I again thanked him and apologized, sprinkled him with sea salt and garlic powder, and baked him at 375 for about an hour....very tasty. I was amazed how DARK the dark meat was....perhaps due to the parentage? (his Mom is a Barred Rock, "Mr. Rooster" is an Americauna). I gave a leg to my neighbor Theresa whose Mom raised and slaughtered chickens during the Depression to help feed her 12 children), then used the carcass to make a yummy rooster stew with barley, wheat berries, onions, spices and garden veggies.
I am hosting a Spring Firepit Potluck tonight, and as soon as I get home from errands I am killing a third new rooster that has beem challenging and upsetting "Mr.
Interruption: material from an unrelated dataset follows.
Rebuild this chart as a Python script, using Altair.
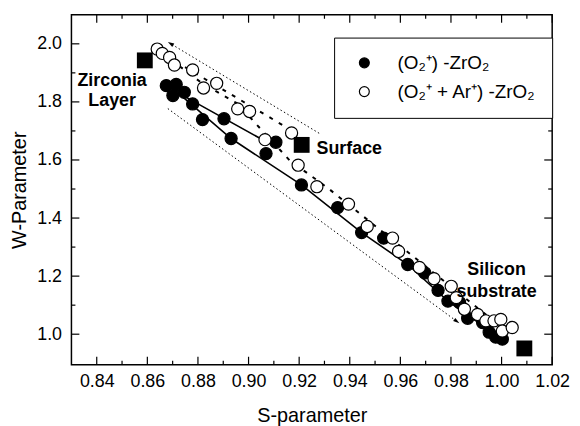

Rooster" and will serve him with a giant salad of arugula, Bonar rape, broccoli leaves, and daikon leaves and roots with a dressing I will buzz in the blender..... olive oil, balsamic vinegar, home brewed kombucha tea garlic leaves, sea salt, touch of brown sugar and black pepper. That rooster is still in the shed.
And guess what? As soon as I killed that last rooster, and with this new rooster in the shed, "Mr. Rooster" became his usual, uncannily quiet self! The last thing I want to be is an inconsiderate neighbor, or give backyard poultry raising a bad name, BUT....having a rooster is letting me hatch fertile eggs in my free incubator, knowing that a certain portion of the chicks will be male and thus FORCE me to "meet my meat". I think today's killing will be easier as this rooster is a mean little raptor, attacking other chickens and my flip flopped feet as I work in the yard. But I will still thank him, apologize, and kill and cook and serve and eat him with gratitude and reverence, knowing he had a great free range life in my spacious back yard. He looks VERY different....I suspect that a Buff Orpington was the Mom, and that "Mr. Rooster" was the Dad.
Now off to shop and clean and prep for the party at 7 PM...and kill and clean a rooster.